Daly dominated the ultra-competitive Formula Ford 1600 Championships throughout the 1980s, winning all the major titles and races including the unique FF 1600 Dun Laoghaire Grand Prix in 1987. In the 1990s he moved into the senior Formula Opel category, winning the championship and winning races up to last year.
Vivion chose quite a different career path to his older brother, Derek, who left Ireland early to pursue international fame.
Vivion focused instead on the Irish national championships, although he was a considered as good as the world's best when he opted to drive events such as the Formula Ford Festival at Brand's Hatch or Opel Lotus World Cup events.
Vivion Daly was born in Dundrum and attended school locally and in Terenure College.
He started his racing in karts before switching to saloons - a Fiat 128 3P - in 1980 and Formula Ford in 1981. He won the Sexton trophy, the most coveted award in Irish motorsport, in 1984 and again in 1986.

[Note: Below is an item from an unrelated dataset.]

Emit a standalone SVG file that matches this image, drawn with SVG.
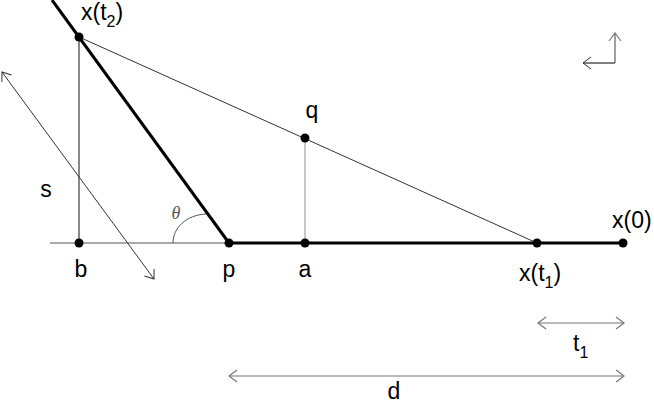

Stopping the "Daly Express" was item number one on the agenda of every aspiring Irish Grand Prix driver of the 1980s. It was no easy task.
I988 was a virtuoso season for Daly. He won eight times, as against a single victory for his closest rival.
A classic Phoenix Park victory and a tremendous Leinster TV meeting clash with a host of young Turks were the star events of a vintage season. He was dominant to a degree rarely seen before or since.
Daly was the only truly professional racing driver in Ireland at that time. He did five FF1600 races in England in 1988, finishing in the top eight on every occasion. For many he was the sensation of the 1988 Formula Ford Festival until he went out in the semi-final.
Even that busy schedule wasn't enough as he managed to get a race in the bigger Opel Lotus cars and finished an excellent fourth on his debut.
The Irish Motorsport Annual in 1988 described him as the "Yardstick".
Daly brought a new professionalism to Irish motorsport. He retained loyal sponsors such at Abrakebabra, 2FM, Sales Placements, Sachs, the Star and others for many years.
He coupled these attributes with a strong family ethos. His wife Carmel, and children Barry, Nicci, Naosie, and Ellen, were his most fervent supporters at race meetings up and down the country.
Technically he was peerless. He had the most complete understanding of his cars and tested assiduously until his machine was honed to perfection
Vivion Daly worked hard behind the scenes to improve Irish motorsport. As a past master with sponsors, he used his skills to get companies to back events and series as well as individual cars.
Vivion brought the same knowledge, tenacity, fairness and professionalism to his own motor business, which he built up very successfully.
The high esteem in which he was held by the motorsport fraternity was attested to his funeral.
The church in Sandyford was packed to totality with a huge overflow crowd outside.
Speakers at his funeral Mass, P.J. Fallon and Derek Daly, eloquently captured the bravery and tenacity with which Vivion fought his great track battles and his final battle against cancer.
Irish motorpsort has lost a great champion, at the young age of 48.